See hints and guides below.
Highly Optional: Implement safe failure modes for the integration points to the two other groups' REST services. (No real new learning by doing it, but the pleasure of a really robust SkyCave system.)
Augment your service with a path '(hostname:port)/health' that present health information, as outlined by Nygard (p. 169). Update the compose-file for the SkyCave architecture so your group's own REST service is guarded by healthchecks and suitable restart policies.
Optional: Guard also the SkyCave daemon and 'even more optionally' consumed services with healtchecks - you need to negotiate deadlines with collaborating groups to facilitate smooth integration regarding the consumed services.

Hand-in:

Continue the Word or PDF report, following the updated Mandatory Report Template (LaTeX template) by writing Chapter 2. The template contains placeholder sections, that includes a short text explaining what I expect you to deliver. Handin by submitting to BS.

Evaluation:

Your report is evaluted pass/not pass initially (and with some ideas for improvement). The final report (also including the next mandatory exercise) is finally evaluated along with the final oral defense for a final grade for this course.

Hints and Guides

Safe Failure Modes

Note that in contrast to the 'timeout-quote-service' exercise from the seminar in which you could get away with just returning a 'it-did-not-work-sorry' quote from the quote service, in this case you have to do something in the daemon's architecture (The PlayerServant or perhaps better in the invokers) to properly address the safe failure mode. It is not sufficient to return, say, a 'RoomRecord' with a description "this room does not exist", right? So - catch connection/timeout exceptions from your library, convert them to CaveIPCExceptions (or your own variants - I have made a subclass called CaveFailureModeException) and let the server side catch them to provide proper feed back to the 'cmd'.

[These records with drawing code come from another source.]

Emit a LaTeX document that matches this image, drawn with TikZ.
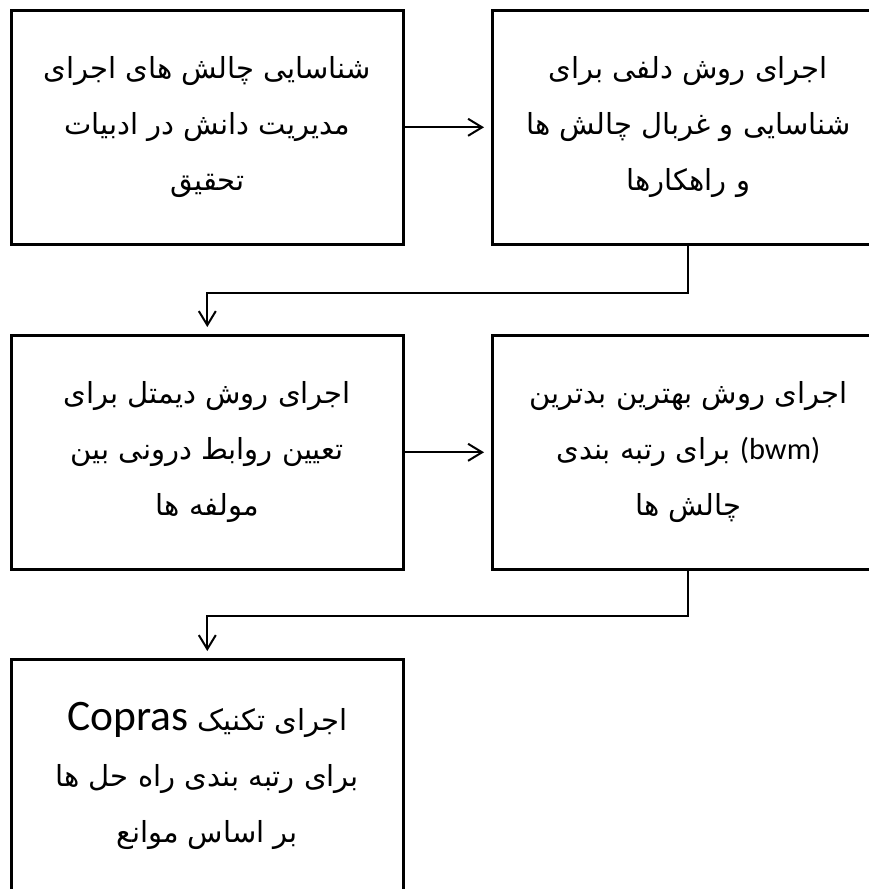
\documentclass[tikz,border=0pt]{standalone}
\usepackage{fontspec}
\setmainfont{Liberation Serif}
\newfontfamily\arabicfont[Script=Arabic]{DejaVu Sans}
\newfontfamily\latsmall[Scale=1.05]{Carlito}
\newfontfamily\latbig[Scale=1.5]{Carlito}
\TeXXeTstate=1
\usetikzlibrary{arrows.meta}
\newcommand{\rl}[1]{\beginR #1\endR}
\newcommand{\lt}[2]{\beginL{#1#2}\endL}
\begin{document}
\begin{tikzpicture}[x=1pt,y=-1pt,
  stepbox/.style={draw, line width=2.6pt, minimum width=392pt, minimum height=234pt,
    inner sep=0pt, align=center, anchor=north west,
    font=\arabicfont\fontsize{29}{56}\selectfont},
  conn/.style={line width=2pt, -{Straight Barb[length=14pt,width=17pt,line width=2pt]}, shorten >=7pt}]
\useasboundingbox (0,0) rectangle (869,889);
\node[stepbox] (b1) at (10,9) {\rl{شناسایی چالش های اجرای}\\ \rl{مدیریت دانش در ادبیات}\\ \rl{تحقیق}};
\node[stepbox] (b2) at (491,9) {\rl{اجرای روش دلفی برای}\\ \rl{شناسایی و غربال چالش ها}\\ \rl{و راهکارها}};
\node[stepbox] (b3) at (10,334) {\rl{اجرای روش دیمتل برای}\\ \rl{تعیین روابط درونی بین}\\ \rl{مولفه ها}};
\node[stepbox] (b4) at (491,334) {\rl{اجرای روش بهترین بدترین}\\ \rl{\lt{\latsmall}{(bwm)} برای رتبه بندی}\\ \rl{چالش ها}};
\node[stepbox] (b5) at (10,658) {\rl{اجرای تکنیک \lt{\latbig}{Copras}}\\ \rl{برای رتبه بندی راه حل ها}\\ \rl{بر اساس موانع}};
\draw[conn] (b1.east) -- (b2.west);
\draw[conn] (b3.east) -- (b4.west);
\draw[conn] (b2.south) -- ++(0,47) -| (b3.north);
\draw[conn] (b4.south) -- ++(0,45) -| (b5.north);
\end{tikzpicture}
\end{document}
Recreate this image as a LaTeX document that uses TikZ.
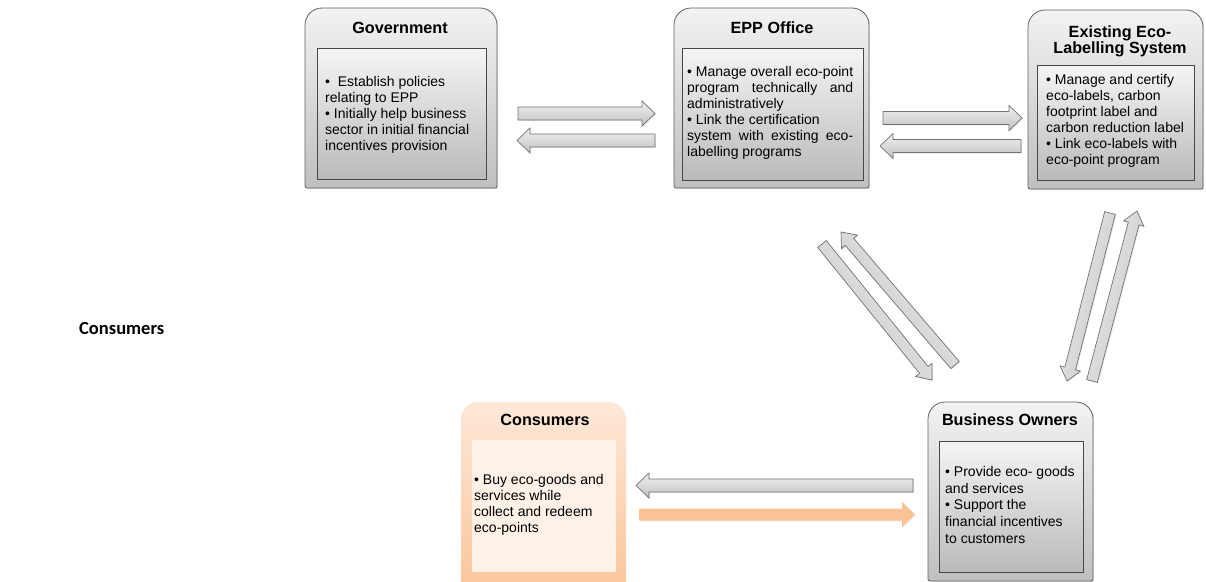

Implementation hint: The 'cmd' receives marshalled 'ReplyObject's and if its 'statusCode' is outside the 200-299 interval, the client side Broker library will instead throw a 'frds.broker.IPCException' which is caught in the CmdInterpreter's 'readEvalLoop()' method. This is a proper place to handle safe failure modes by informing the player, that something unusual happened and other actions needs to be taken. Have a look at the test case 'TestCmdFailureHandling' in the client project.

Healthcheck

You have to add an additional GET /health path to your REST service, but you are not required to update the first API specification section of your report.

If you add healthchecks to the SkyCave daemon itself, you either just update the 'CaveUriTunnelServerRequestHandler' code, or add a new implementation/subclass which forces you to overwrite the SKYCAVE_SERVERREQUESTHANDLER_IMPLEMENTATION in the CPF. To inspect the state of the container, the

docker inspect minus minus format='{{json .State.Health}}' (container-id)

comes in handy (or use 'docker ps').

Academic writing

If you a new to writing reports in an academic setting, please consult my review guide. Basically, you should write clear and concise, demonstrate systematic work and document your work convincingly. Easier to say than to do...